Nonetheless, in 2015, the foundation has organized in the First Egyptian Day for Environment for recycling, attended by Dr Randa Rizk, the presidential advisor for social development. Although the event was held on Ministry-owned property, they were disappointed the Minister of Environment also didn't attend. "We understood later that they weren't very attentive to what we're doing because we're 'youngsters'; but that's not the case at all, it's not about the age, it's about the mentality and the good education that needs to be made use of," he claimed.

Adam Foundation also looks for civil groups like biking and running groups in Cairo to work with to spread further the culture of recycling and waste value. The foundation collaborated with the renowned jogging group, Cairo Runners, and has collected 1,200 water bottles after the run.

After the 30 days are over, in parallel with the vocational school built out of funds coming solely from garbage, the foundation is also planning to launch a project called "Garbage Store" which will be a chain of stores in almost every district that buy solid waste.

Adam Foundation has been established in 2012, under the surveillance of the Ministry of Social Solidarity.

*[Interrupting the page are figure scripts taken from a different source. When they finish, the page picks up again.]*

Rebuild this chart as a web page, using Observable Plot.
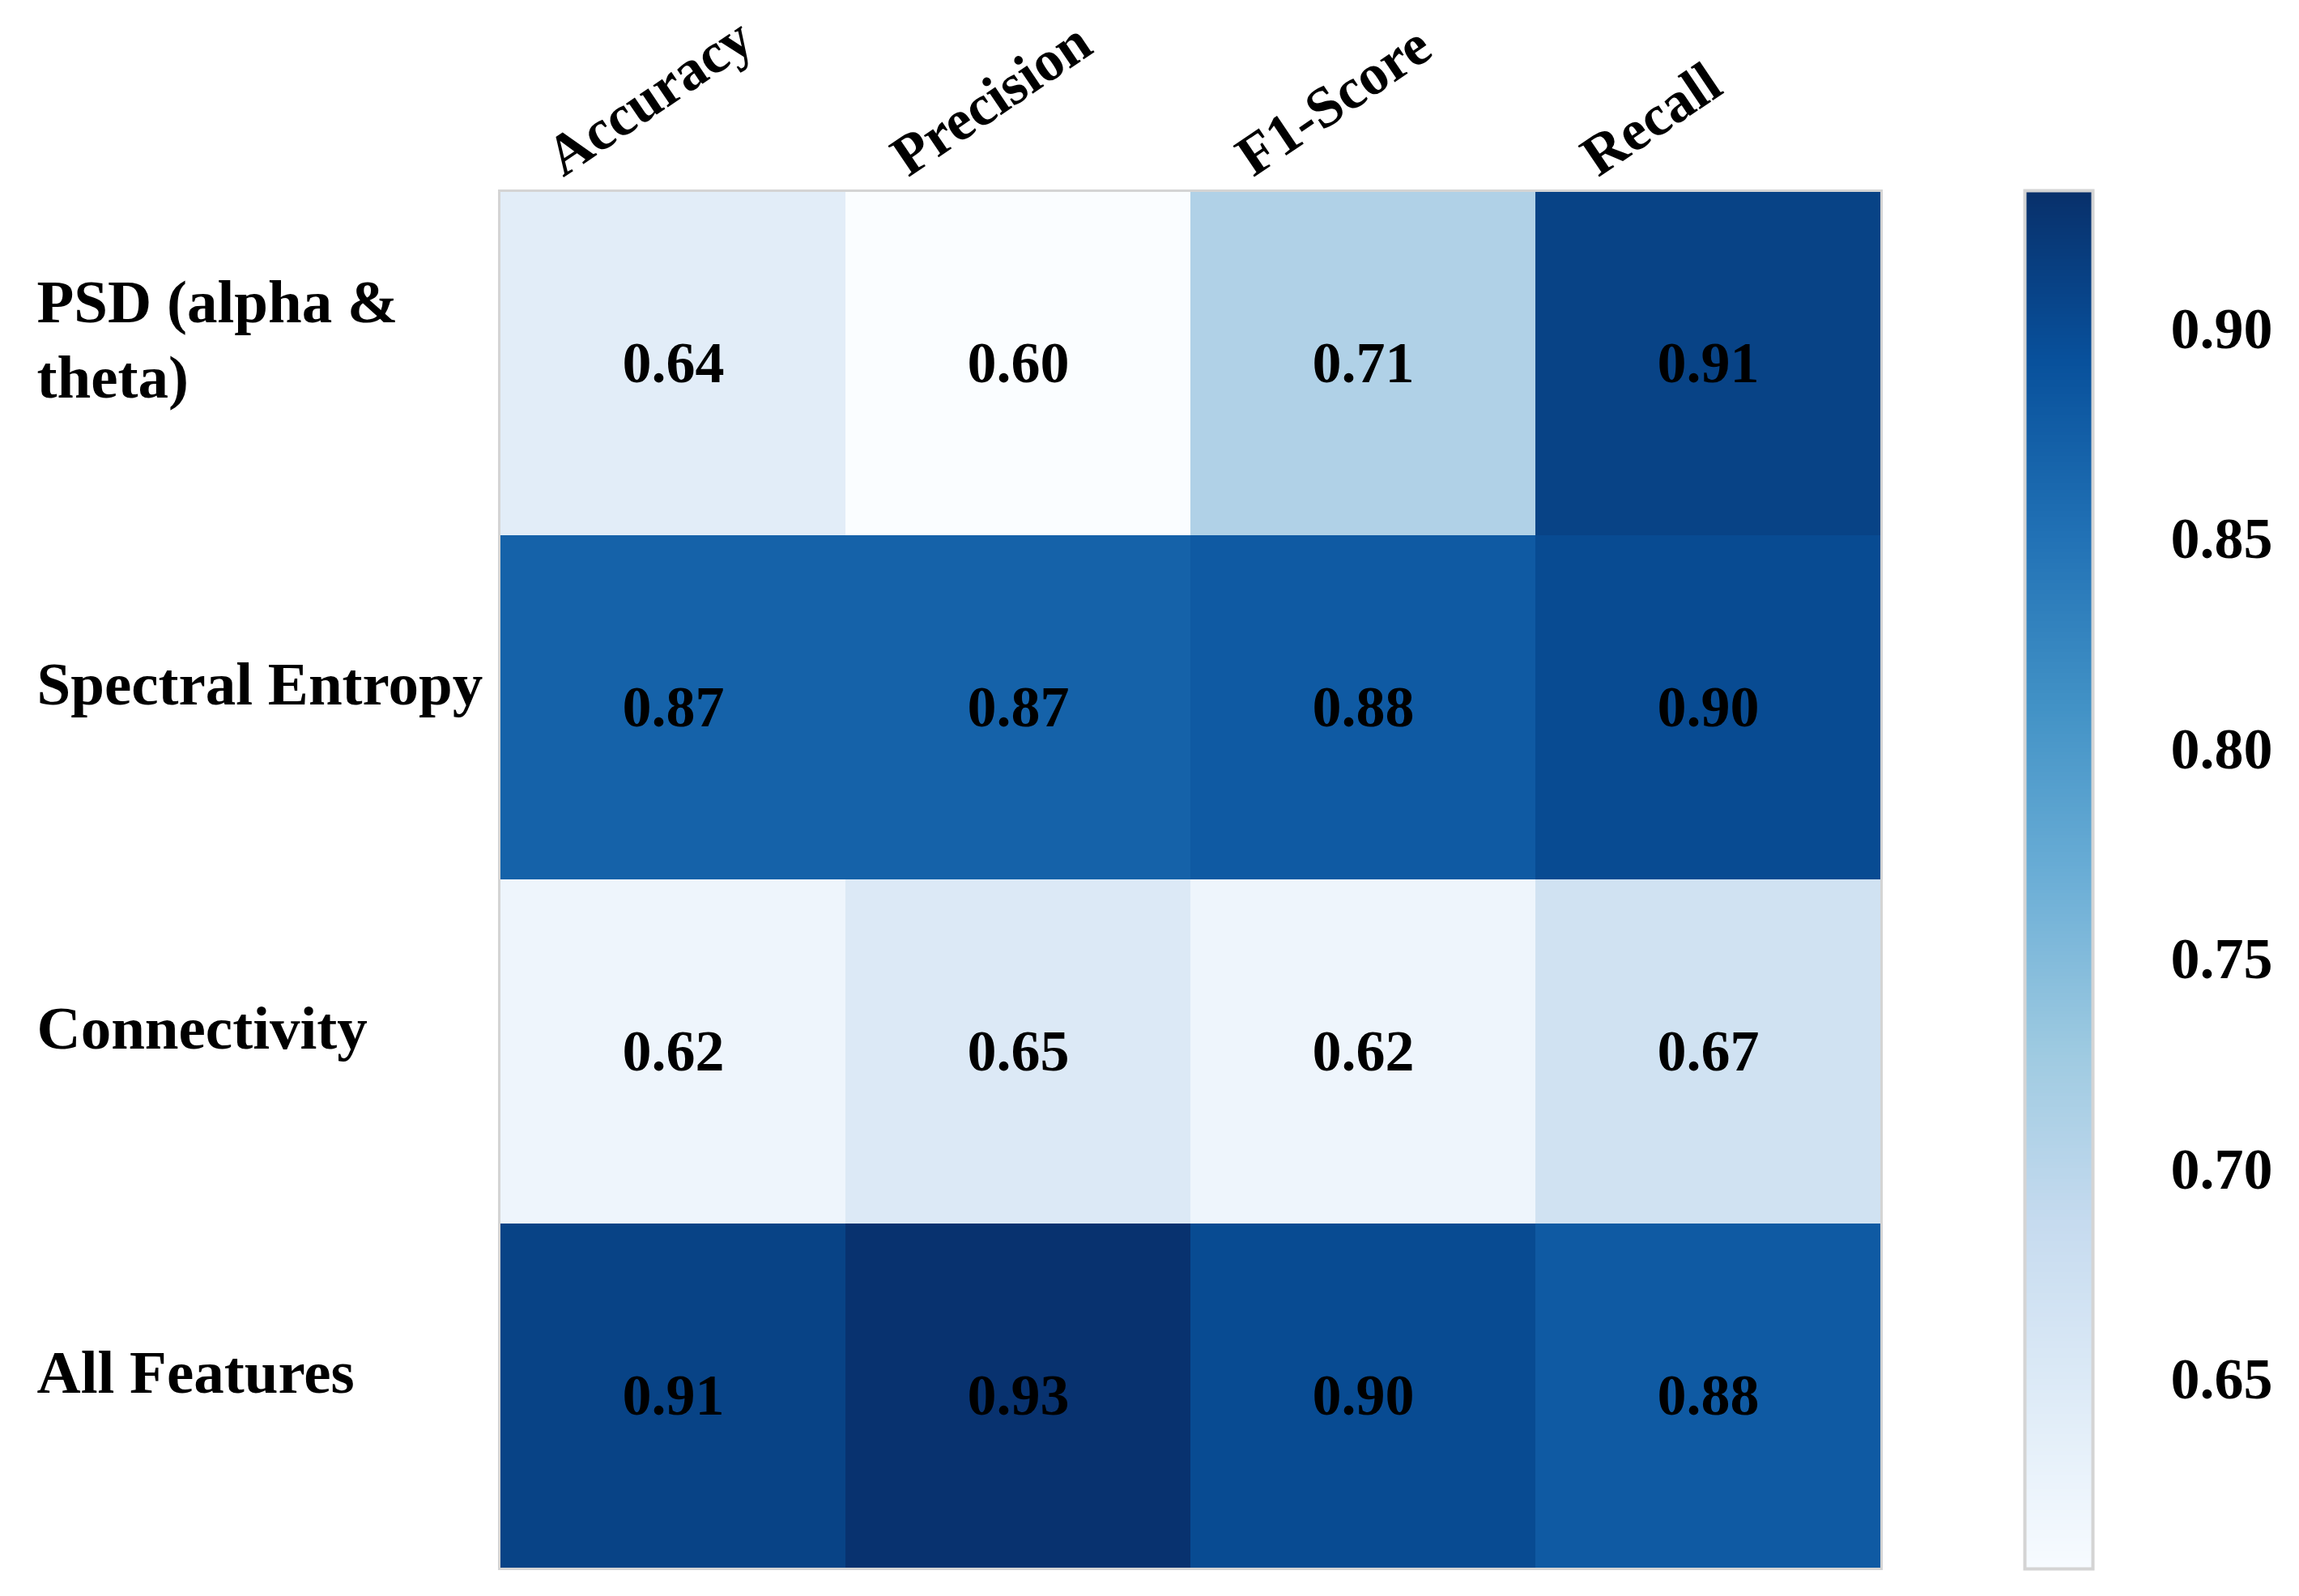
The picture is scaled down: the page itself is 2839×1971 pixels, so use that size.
<!DOCTYPE html>
<html>
<head>
<meta charset="utf-8">
<script src="https://cdn.jsdelivr.net/npm/d3@7"></script>
<script src="https://cdn.jsdelivr.net/npm/@observablehq/plot@0.6"></script>
<style>
  html, body { margin: 0; padding: 0; background: #ffffff; }
  #wrap { position: relative; width: 2839px; height: 1971px; background: #ffffff; }
  #main { position: absolute; left: 0; top: 0; }
  #bar { position: absolute; left: 2400px; top: 0; }
</style>
</head>
<body>
<div id="wrap"><div id="main"></div><div id="bar"></div></div>
<script>
// ---- data ----
const features = ["PSD (alpha & theta)", "Spectral Entropy", "Connectivity", "All Features"];
const featureLabels = ["PSD (alpha &\ntheta)", "Spectral Entropy", "Connectivity", "All Features"];
const metrics = ["Accuracy", "Precision", "F1-Score", "Recall"];
const psdValues = [0.64, 0.60, 0.71, 0.91];
const spectralValues = [0.87, 0.87, 0.88, 0.90];
const connectivityValues = [0.62, 0.65, 0.62, 0.67];
const allFeatureValues = [0.91, 0.93, 0.90, 0.88];
const colorbarTicks = [0.65, 0.70, 0.75, 0.80, 0.85, 0.90];
const colorDomain = [0.605, 0.933];

// matplotlib "Blues" control colors
const bluesStops = ["#f7fbff", "#deebf7", "#c6dbef", "#9ecae1", "#6baed6", "#4292c6", "#2171b5", "#08519c", "#08306b"];
const blues = d3.piecewise(d3.interpolateRgb, bluesStops);

const rows = [psdValues, spectralValues, connectivityValues, allFeatureValues];
const table = [];
rows.forEach((vals, i) => vals.forEach((v, j) => table.push({feature: features[i], metric: metrics[j], value: v})));
const labelRows = features.map((f, i) => ({feature: f, label: featureLabels[i]}));
const labelCols = metrics.map(m => ({metric: m}));

const FONT = "Liberation Serif, Times New Roman, serif";

const main = Plot.plot({
  width: 2400,
  height: 1971,
  marginLeft: 616,
  marginRight: 77,
  marginTop: 235,
  marginBottom: 34,
  style: {fontFamily: FONT, fontWeight: "bold", background: "#ffffff", color: "#000"},
  x: {domain: metrics, padding: 0, axis: null},
  y: {domain: features, padding: 0, axis: null},
  color: {type: "linear", domain: colorDomain, interpolate: blues},
  marks: [
    Plot.cell(table, {x: "metric", y: "feature", fill: "value", inset: 0, shapeRendering: "crispEdges"}),
    Plot.frame({stroke: "#d4d4d4", strokeWidth: 3}),
    Plot.text(table, {x: "metric", y: "feature", text: d => d.value.toFixed(2), fontSize: 72, fontWeight: "bold", fill: "#000"}),
    Plot.text(labelRows, {y: "feature", text: "label", frameAnchor: "left", dx: -571, dy: -34, textAnchor: "start", fontSize: 75, fontWeight: "bold", lineHeight: 1.24, fill: "#000"}),
    Plot.text(labelCols, {x: "metric", text: "metric", frameAnchor: "top", dx: -136, dy: -16, rotate: -34, textAnchor: "start", lineAnchor: "bottom", fontSize: 71, fontWeight: "bold", fill: "#000"})
  ]
});
document.getElementById("main").appendChild(main);

// colorbar
const nSteps = 400;
const step = (colorDomain[1] - colorDomain[0]) / nSteps;
const bands = d3.range(nSteps).map(i => ({y1: colorDomain[0] + i * step, y2: colorDomain[0] + (i + 1) * step, v: colorDomain[0] + (i + 0.5) * step}));

const bar = Plot.plot({
  width: 439,
  height: 1971,
  marginLeft: 100,
  marginRight: 255,
  marginTop: 235,
  marginBottom: 34,
  style: {fontFamily: FONT, fontWeight: "bold", background: "#ffffff", color: "#000", overflow: "visible"},
  y: {domain: colorDomain, axis: null},
  color: {type: "linear", domain: colorDomain, interpolate: blues},
  marks: [
    Plot.rect(bands, {y1: "y1", y2: "y2", fill: "v", shapeRendering: "crispEdges"}),
    Plot.frame({stroke: "#d4d4d4", strokeWidth: 4}),
    Plot.axisY(colorbarTicks, {anchor: "right", tickSize: 0, tickPadding: 96, tickFormat: d3.format(".2f"), fontSize: 72, fontWeight: "bold", label: null})
  ]
});
document.getElementById("bar").appendChild(bar);
</script>
</body>
</html>
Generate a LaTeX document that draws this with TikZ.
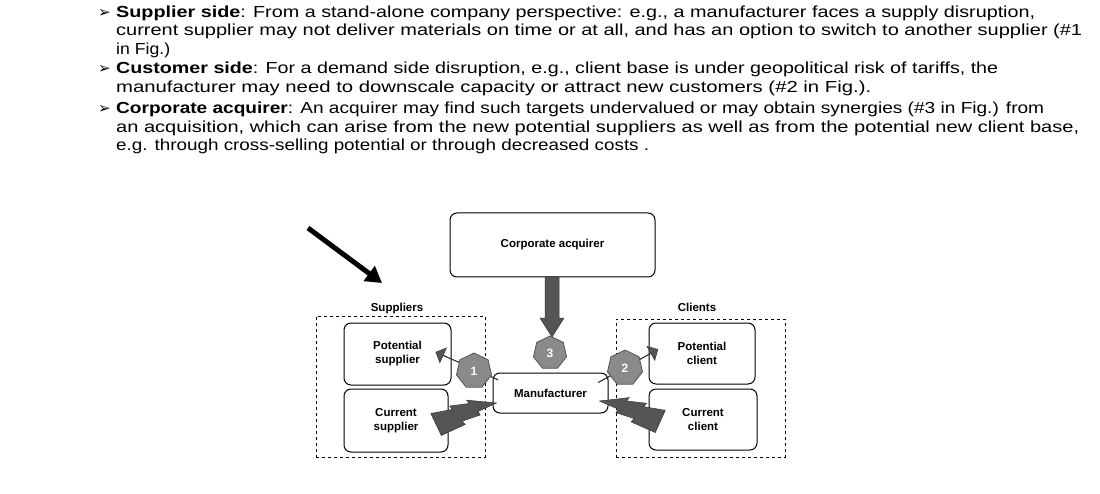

Their work doesn't only involve waste management and environmental issues; they tackle anything that involves humanitarian development. They have inaugurated an application for mute and deaf people to be able to interact with each other as part of their self-empowerment and independence. As well as launching "Adam TV," a channel that is aired for and by mute and deaf people and the foundation is currently giving them training on video editing and sound mixing.